Plotting code records:
━━━━━━
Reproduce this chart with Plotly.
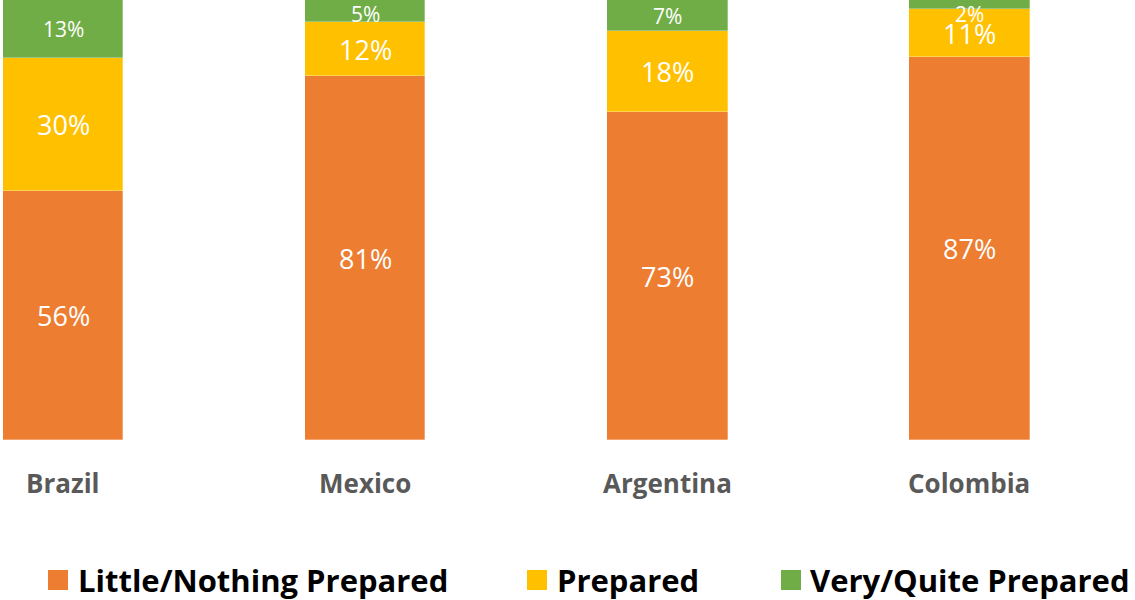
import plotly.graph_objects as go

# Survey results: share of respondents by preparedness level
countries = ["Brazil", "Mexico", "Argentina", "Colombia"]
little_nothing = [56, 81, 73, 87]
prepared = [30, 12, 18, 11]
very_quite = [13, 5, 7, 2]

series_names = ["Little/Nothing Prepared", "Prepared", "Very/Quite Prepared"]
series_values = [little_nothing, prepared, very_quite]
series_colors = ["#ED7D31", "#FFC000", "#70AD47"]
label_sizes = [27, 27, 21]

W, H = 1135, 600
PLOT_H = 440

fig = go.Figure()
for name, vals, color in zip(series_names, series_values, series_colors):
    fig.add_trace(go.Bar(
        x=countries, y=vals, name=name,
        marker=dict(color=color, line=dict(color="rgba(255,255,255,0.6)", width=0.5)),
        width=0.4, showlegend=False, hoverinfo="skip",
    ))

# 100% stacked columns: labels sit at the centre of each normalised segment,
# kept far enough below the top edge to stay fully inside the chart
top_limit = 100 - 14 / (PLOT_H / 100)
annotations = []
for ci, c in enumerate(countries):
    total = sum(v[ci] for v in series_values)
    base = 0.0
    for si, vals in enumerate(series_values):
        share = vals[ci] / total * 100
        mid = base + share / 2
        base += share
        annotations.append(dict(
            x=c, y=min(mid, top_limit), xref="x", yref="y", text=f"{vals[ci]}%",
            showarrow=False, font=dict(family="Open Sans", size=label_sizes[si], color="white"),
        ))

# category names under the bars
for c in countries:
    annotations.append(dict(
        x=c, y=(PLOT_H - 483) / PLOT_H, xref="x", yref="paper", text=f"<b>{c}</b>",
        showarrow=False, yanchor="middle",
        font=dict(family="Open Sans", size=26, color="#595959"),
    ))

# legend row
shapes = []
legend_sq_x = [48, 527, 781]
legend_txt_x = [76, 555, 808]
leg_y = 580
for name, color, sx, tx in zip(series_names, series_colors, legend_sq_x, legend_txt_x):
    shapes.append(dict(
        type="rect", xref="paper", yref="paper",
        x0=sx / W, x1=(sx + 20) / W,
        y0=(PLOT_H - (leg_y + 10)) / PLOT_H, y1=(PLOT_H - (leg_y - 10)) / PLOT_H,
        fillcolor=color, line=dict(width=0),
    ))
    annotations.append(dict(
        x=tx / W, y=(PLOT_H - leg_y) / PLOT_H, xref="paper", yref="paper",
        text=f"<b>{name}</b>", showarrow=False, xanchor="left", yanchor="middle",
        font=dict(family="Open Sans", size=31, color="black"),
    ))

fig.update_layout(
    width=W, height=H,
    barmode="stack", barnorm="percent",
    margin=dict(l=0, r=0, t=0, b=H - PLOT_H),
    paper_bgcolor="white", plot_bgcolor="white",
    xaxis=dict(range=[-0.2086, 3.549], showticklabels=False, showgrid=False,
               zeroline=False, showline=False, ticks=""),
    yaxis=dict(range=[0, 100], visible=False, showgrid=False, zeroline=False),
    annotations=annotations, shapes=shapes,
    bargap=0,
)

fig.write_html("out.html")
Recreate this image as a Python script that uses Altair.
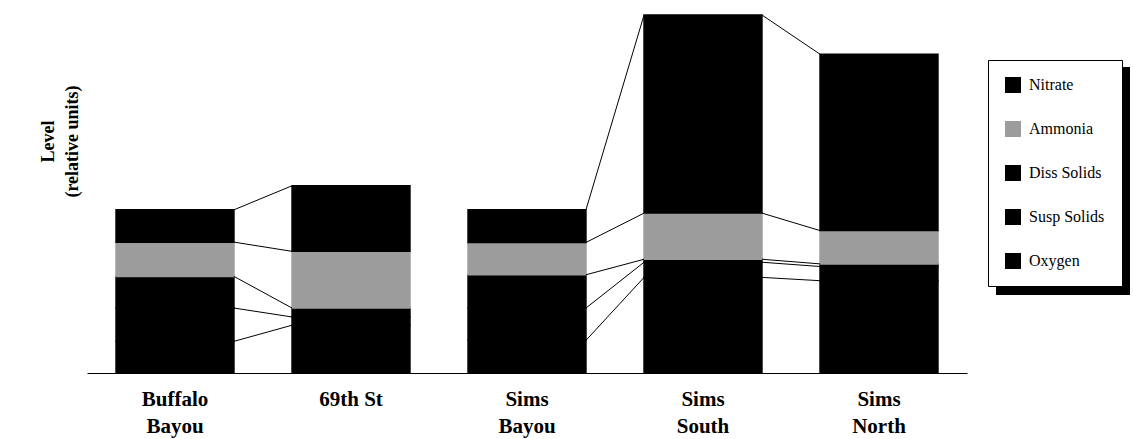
━━━━━━
__What the task requires__.
Print each record exactly as it stands, leaving the images out.

__Expected output__.
Reproduce this chart with Plotly.
import plotly.graph_objects as go

# Survey results: share of respondents by preparedness level
countries = ["Brazil", "Mexico", "Argentina", "Colombia"]
little_nothing = [56, 81, 73, 87]
prepared = [30, 12, 18, 11]
very_quite = [13, 5, 7, 2]

series_names = ["Little/Nothing Prepared", "Prepared", "Very/Quite Prepared"]
series_values = [little_nothing, prepared, very_quite]
series_colors = ["#ED7D31", "#FFC000", "#70AD47"]
label_sizes = [27, 27, 21]

W, H = 1135, 600
PLOT_H = 440

fig = go.Figure()
for name, vals, color in zip(series_names, series_values, series_colors):
    fig.add_trace(go.Bar(
        x=countries, y=vals, name=name,
        marker=dict(color=color, line=dict(color="rgba(255,255,255,0.6)", width=0.5)),
        width=0.4, showlegend=False, hoverinfo="skip",
    ))

# 100% stacked columns: labels sit at the centre of each normalised segment,
# kept far enough below the top edge to stay fully inside the chart
top_limit = 100 - 14 / (PLOT_H / 100)
annotations = []
for ci, c in enumerate(countries):
    total = sum(v[ci] for v in series_values)
    base = 0.0
    for si, vals in enumerate(series_values):
        share = vals[ci] / total * 100
        mid = base + share / 2
        base += share
        annotations.append(dict(
            x=c, y=min(mid, top_limit), xref="x", yref="y", text=f"{vals[ci]}%",
            showarrow=False, font=dict(family="Open Sans", size=label_sizes[si], color="white"),
        ))

# category names under the bars
for c in countries:
    annotations.append(dict(
        x=c, y=(PLOT_H - 483) / PLOT_H, xref="x", yref="paper", text=f"<b>{c}</b>",
        showarrow=False, yanchor="middle",
        font=dict(family="Open Sans", size=26, color="#595959"),
    ))

# legend row
shapes = []
legend_sq_x = [48, 527, 781]
legend_txt_x = [76, 555, 808]
leg_y = 580
for name, color, sx, tx in zip(series_names, series_colors, legend_sq_x, legend_txt_x):
    shapes.append(dict(
        type="rect", xref="paper", yref="paper",
        x0=sx / W, x1=(sx + 20) / W,
        y0=(PLOT_H - (leg_y + 10)) / PLOT_H, y1=(PLOT_H - (leg_y - 10)) / PLOT_H,
        fillcolor=color, line=dict(width=0),
    ))
    annotations.append(dict(
        x=tx / W, y=(PLOT_H - leg_y) / PLOT_H, xref="paper", yref="paper",
        text=f"<b>{name}</b>", showarrow=False, xanchor="left", yanchor="middle",
        font=dict(family="Open Sans", size=31, color="black"),
    ))

fig.update_layout(
    width=W, height=H,
    barmode="stack", barnorm="percent",
    margin=dict(l=0, r=0, t=0, b=H - PLOT_H),
    paper_bgcolor="white", plot_bgcolor="white",
    xaxis=dict(range=[-0.2086, 3.549], showticklabels=False, showgrid=False,
               zeroline=False, showline=False, ticks=""),
    yaxis=dict(range=[0, 100], visible=False, showgrid=False, zeroline=False),
    annotations=annotations, shapes=shapes,
    bargap=0,
)

fig.write_html("out.html")
Recreate this image as a Python script that uses Altair.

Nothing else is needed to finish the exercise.